## begin Rows
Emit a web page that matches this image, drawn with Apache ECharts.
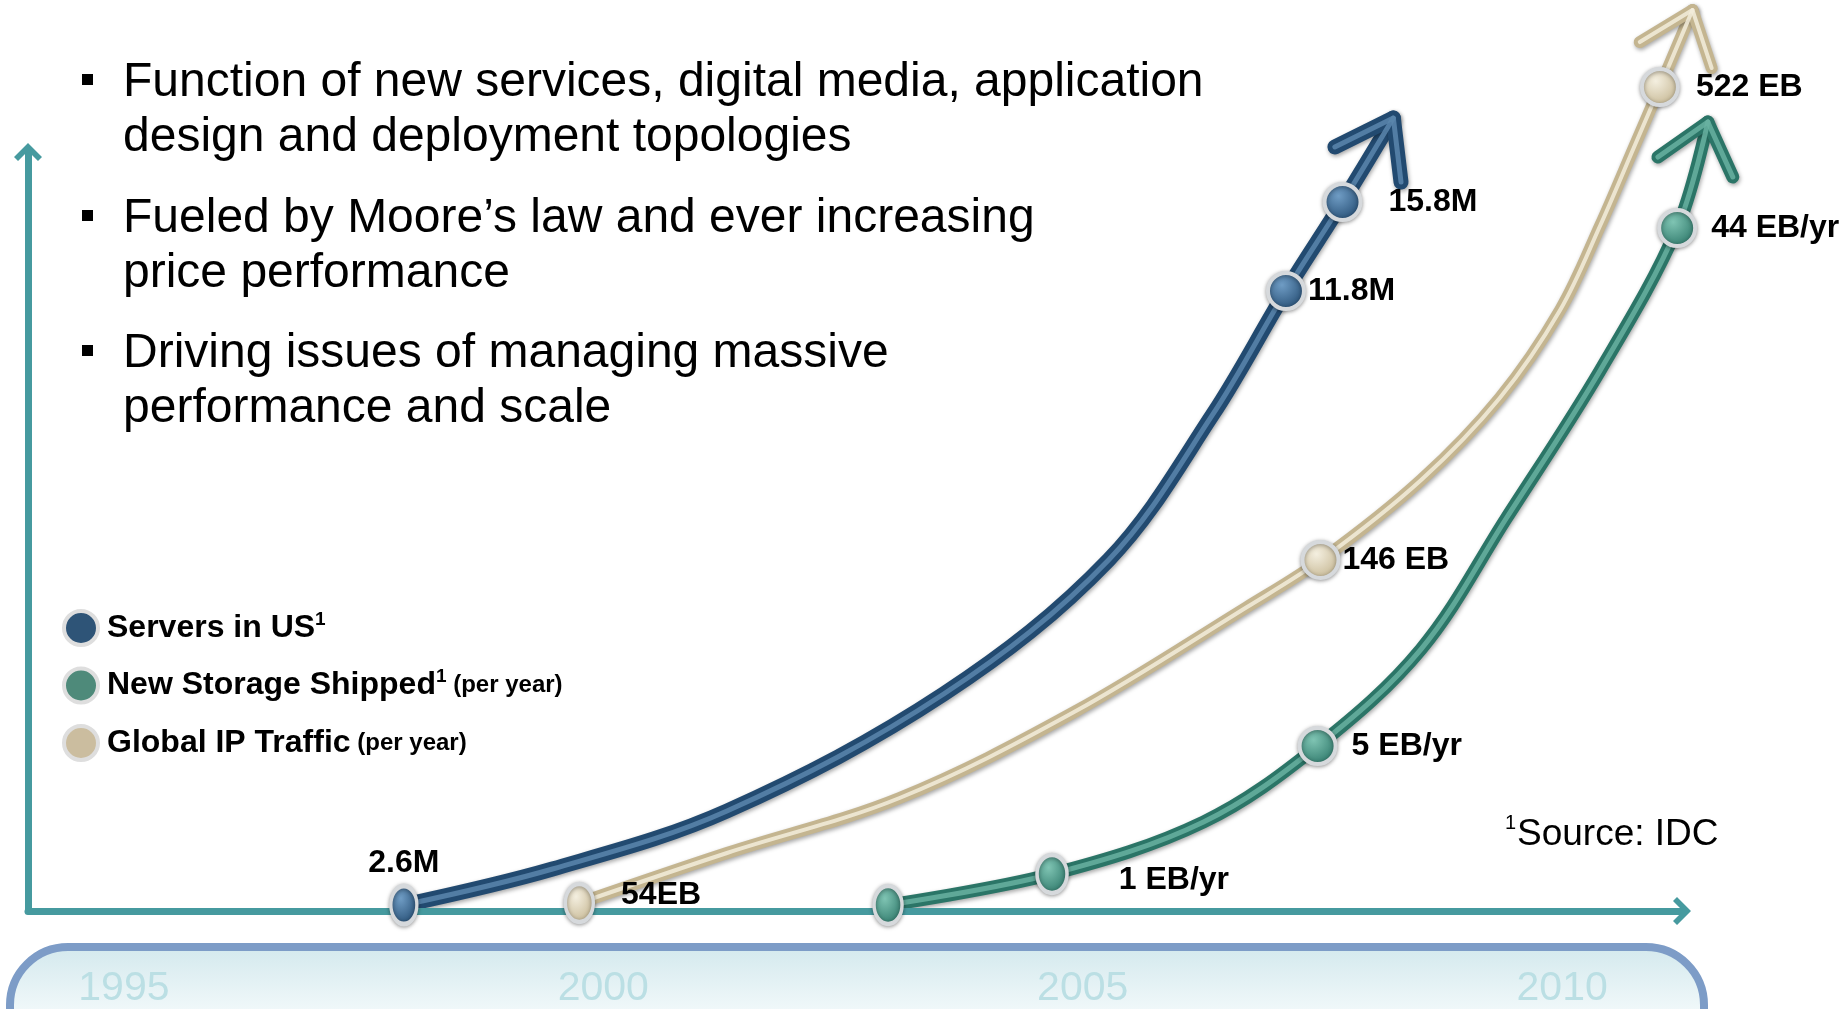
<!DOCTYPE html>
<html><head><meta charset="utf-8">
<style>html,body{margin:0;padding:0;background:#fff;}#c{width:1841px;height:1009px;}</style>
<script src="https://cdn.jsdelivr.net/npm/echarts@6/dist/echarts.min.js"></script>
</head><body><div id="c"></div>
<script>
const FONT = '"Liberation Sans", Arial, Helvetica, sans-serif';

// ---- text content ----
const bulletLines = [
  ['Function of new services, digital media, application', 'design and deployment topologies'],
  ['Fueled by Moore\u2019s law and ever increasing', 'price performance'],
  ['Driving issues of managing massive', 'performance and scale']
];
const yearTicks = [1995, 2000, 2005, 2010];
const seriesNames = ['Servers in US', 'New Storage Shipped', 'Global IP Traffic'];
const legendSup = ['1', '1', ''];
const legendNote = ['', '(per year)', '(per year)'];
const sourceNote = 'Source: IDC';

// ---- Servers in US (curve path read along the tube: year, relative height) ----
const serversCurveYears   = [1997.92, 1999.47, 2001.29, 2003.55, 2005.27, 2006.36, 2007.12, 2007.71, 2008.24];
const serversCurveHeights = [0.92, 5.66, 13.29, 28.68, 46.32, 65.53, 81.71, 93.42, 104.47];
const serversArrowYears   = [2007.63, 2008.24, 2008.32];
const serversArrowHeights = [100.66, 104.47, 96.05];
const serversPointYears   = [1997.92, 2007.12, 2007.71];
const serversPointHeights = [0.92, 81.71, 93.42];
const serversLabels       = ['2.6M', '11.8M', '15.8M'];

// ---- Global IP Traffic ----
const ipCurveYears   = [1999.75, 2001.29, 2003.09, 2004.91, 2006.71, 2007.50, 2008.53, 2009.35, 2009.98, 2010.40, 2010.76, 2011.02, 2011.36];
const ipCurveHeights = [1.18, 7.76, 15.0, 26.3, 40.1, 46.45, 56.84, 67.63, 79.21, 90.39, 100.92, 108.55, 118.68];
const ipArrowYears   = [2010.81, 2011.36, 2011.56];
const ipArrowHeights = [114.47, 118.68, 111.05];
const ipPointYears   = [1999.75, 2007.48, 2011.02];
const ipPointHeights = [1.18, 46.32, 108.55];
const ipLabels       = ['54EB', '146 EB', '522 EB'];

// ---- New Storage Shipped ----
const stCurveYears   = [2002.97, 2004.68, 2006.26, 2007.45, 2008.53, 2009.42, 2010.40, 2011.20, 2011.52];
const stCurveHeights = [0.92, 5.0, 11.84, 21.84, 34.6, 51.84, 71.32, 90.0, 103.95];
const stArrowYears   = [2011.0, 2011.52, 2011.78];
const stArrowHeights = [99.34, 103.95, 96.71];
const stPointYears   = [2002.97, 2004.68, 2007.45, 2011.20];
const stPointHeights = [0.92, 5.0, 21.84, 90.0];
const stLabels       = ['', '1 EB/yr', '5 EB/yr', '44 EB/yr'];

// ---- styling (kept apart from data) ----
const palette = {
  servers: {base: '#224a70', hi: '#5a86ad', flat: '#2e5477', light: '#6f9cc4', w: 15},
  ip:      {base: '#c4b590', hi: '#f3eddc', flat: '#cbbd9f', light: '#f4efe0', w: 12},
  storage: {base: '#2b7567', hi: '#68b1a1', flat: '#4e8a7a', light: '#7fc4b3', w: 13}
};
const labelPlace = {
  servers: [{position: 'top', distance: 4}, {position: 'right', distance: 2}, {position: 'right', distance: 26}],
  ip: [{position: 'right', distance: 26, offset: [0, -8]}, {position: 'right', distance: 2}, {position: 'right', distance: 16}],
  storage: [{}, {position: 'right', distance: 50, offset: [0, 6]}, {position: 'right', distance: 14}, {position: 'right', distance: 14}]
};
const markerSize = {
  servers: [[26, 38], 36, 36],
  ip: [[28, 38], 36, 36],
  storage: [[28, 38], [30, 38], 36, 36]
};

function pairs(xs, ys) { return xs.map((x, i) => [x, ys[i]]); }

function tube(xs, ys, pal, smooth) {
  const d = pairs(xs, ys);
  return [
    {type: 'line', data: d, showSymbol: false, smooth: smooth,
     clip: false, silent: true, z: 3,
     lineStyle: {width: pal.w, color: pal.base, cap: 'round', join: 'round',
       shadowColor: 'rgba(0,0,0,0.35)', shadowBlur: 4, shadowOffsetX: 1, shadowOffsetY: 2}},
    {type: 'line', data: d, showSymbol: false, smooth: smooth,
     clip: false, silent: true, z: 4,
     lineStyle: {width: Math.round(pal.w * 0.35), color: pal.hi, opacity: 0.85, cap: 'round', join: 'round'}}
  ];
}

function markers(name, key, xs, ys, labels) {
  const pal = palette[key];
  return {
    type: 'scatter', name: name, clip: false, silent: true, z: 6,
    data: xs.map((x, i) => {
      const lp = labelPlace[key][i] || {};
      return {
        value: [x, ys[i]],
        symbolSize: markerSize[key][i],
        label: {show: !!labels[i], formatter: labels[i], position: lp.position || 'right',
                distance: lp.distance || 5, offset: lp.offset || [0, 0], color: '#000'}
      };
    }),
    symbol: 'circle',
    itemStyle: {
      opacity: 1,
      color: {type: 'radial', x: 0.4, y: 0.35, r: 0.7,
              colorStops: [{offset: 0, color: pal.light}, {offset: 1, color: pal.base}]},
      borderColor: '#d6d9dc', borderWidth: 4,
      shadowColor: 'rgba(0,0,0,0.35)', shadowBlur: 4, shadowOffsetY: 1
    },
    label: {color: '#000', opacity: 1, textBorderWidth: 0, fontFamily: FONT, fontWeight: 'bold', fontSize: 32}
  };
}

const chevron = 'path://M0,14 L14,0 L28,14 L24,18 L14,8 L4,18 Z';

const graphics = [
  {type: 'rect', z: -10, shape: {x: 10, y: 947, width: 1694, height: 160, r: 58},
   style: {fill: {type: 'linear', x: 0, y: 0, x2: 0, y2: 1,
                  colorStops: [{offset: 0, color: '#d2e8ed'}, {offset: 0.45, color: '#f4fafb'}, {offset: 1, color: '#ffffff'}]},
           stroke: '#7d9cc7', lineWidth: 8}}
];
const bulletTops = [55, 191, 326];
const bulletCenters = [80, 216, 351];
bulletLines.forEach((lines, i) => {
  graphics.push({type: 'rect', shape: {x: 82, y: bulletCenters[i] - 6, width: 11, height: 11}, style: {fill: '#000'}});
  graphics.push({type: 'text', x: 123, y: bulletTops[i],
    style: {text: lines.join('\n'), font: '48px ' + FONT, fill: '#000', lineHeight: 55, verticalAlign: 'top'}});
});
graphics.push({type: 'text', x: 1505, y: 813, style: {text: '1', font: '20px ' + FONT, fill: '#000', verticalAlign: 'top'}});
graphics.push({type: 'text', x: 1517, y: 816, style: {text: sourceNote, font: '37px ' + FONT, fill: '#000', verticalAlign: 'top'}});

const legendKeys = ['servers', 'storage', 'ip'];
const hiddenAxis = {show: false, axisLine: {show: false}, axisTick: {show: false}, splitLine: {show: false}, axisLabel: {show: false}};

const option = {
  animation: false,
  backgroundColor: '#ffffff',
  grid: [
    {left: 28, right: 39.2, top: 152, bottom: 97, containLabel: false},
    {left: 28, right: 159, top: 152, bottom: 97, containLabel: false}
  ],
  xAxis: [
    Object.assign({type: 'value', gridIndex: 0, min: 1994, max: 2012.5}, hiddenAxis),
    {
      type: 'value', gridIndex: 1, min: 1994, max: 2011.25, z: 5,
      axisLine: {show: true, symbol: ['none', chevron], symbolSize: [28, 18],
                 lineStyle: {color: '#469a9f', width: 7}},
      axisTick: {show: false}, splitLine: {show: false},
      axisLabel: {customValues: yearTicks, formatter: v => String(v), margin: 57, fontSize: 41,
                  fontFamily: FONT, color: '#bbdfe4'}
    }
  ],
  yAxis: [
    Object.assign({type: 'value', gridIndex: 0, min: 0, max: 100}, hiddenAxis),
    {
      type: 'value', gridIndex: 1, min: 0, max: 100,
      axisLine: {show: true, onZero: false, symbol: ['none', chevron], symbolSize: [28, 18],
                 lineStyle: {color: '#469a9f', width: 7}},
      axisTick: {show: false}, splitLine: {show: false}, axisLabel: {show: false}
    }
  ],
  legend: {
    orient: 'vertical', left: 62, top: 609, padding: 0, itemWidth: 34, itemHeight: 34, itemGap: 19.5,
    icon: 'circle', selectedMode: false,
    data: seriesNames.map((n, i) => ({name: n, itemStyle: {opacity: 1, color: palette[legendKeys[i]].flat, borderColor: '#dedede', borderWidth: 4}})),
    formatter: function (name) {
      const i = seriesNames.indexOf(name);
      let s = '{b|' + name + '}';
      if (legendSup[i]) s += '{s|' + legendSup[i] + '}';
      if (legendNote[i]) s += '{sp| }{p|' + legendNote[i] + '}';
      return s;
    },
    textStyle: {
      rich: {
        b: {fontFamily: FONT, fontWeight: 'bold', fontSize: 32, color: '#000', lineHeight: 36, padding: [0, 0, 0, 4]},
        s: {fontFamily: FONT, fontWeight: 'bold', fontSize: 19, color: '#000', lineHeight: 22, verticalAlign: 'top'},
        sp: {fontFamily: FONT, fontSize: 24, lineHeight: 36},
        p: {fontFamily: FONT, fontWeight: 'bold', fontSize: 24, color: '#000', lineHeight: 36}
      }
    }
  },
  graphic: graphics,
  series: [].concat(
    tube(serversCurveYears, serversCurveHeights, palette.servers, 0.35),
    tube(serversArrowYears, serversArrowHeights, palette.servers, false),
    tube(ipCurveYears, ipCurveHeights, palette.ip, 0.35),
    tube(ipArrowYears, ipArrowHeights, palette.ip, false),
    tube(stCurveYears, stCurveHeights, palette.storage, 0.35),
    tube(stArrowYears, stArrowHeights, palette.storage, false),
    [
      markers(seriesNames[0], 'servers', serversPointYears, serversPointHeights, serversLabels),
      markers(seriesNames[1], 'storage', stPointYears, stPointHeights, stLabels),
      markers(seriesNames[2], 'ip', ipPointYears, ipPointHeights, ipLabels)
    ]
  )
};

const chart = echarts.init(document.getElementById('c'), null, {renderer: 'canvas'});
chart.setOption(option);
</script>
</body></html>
## end Rows
## begin Rows
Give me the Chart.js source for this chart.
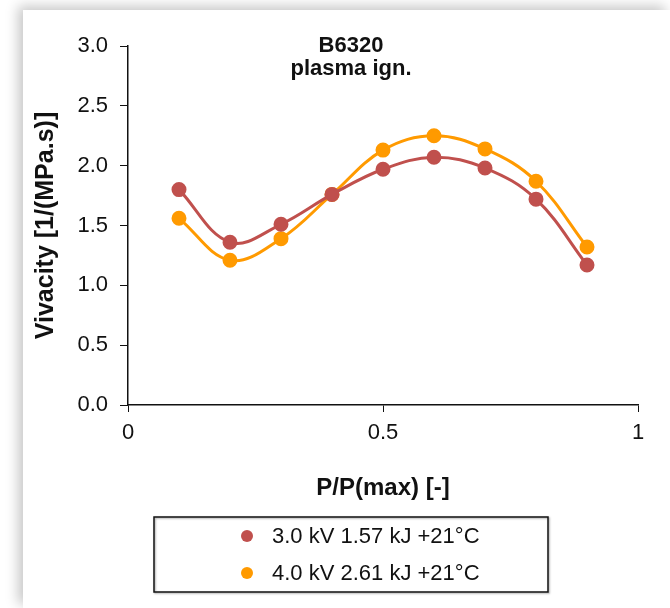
## end Rows
## begin Rows
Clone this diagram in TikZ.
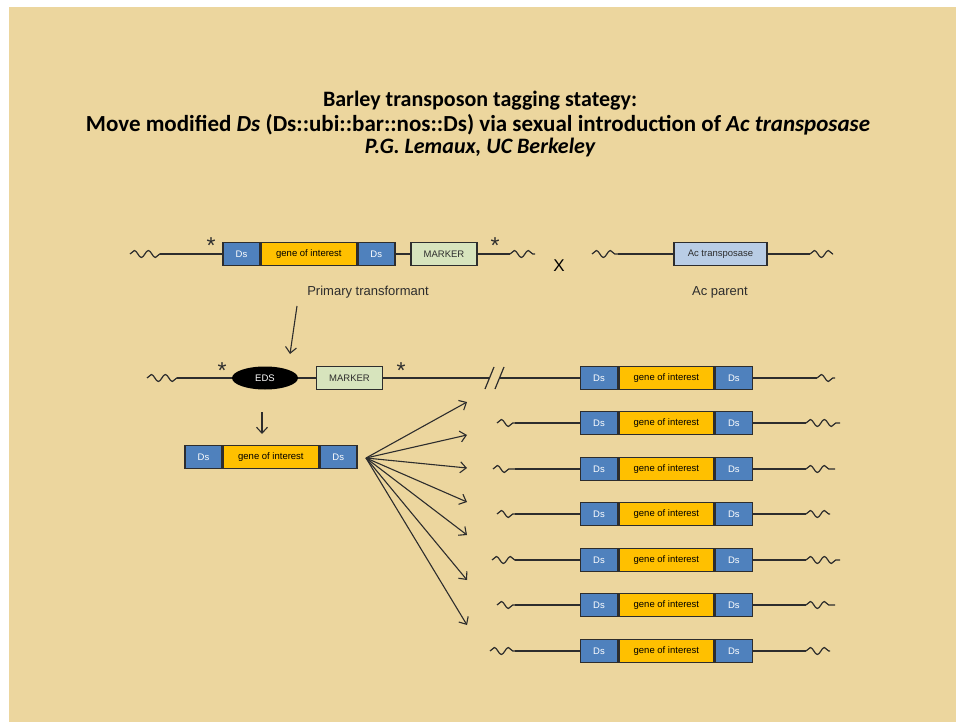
## end Rows
What is expected: Leave out the pictures and give again exactly the lines from the one with "Emit a web page" through the one with "const sourceNote = 'Source: IDC';", and no others.

Reply to the task:
Emit a web page that matches this image, drawn with Apache ECharts.
<!DOCTYPE html>
<html><head><meta charset="utf-8">
<style>html,body{margin:0;padding:0;background:#fff;}#c{width:1841px;height:1009px;}</style>
<script src="https://cdn.jsdelivr.net/npm/echarts@6/dist/echarts.min.js"></script>
</head><body><div id="c"></div>
<script>
const FONT = '"Liberation Sans", Arial, Helvetica, sans-serif';

// ---- text content ----
const bulletLines = [
  ['Function of new services, digital media, application', 'design and deployment topologies'],
  ['Fueled by Moore\u2019s law and ever increasing', 'price performance'],
  ['Driving issues of managing massive', 'performance and scale']
];
const yearTicks = [1995, 2000, 2005, 2010];
const seriesNames = ['Servers in US', 'New Storage Shipped', 'Global IP Traffic'];
const legendSup = ['1', '1', ''];
const legendNote = ['', '(per year)', '(per year)'];
const sourceNote = 'Source: IDC';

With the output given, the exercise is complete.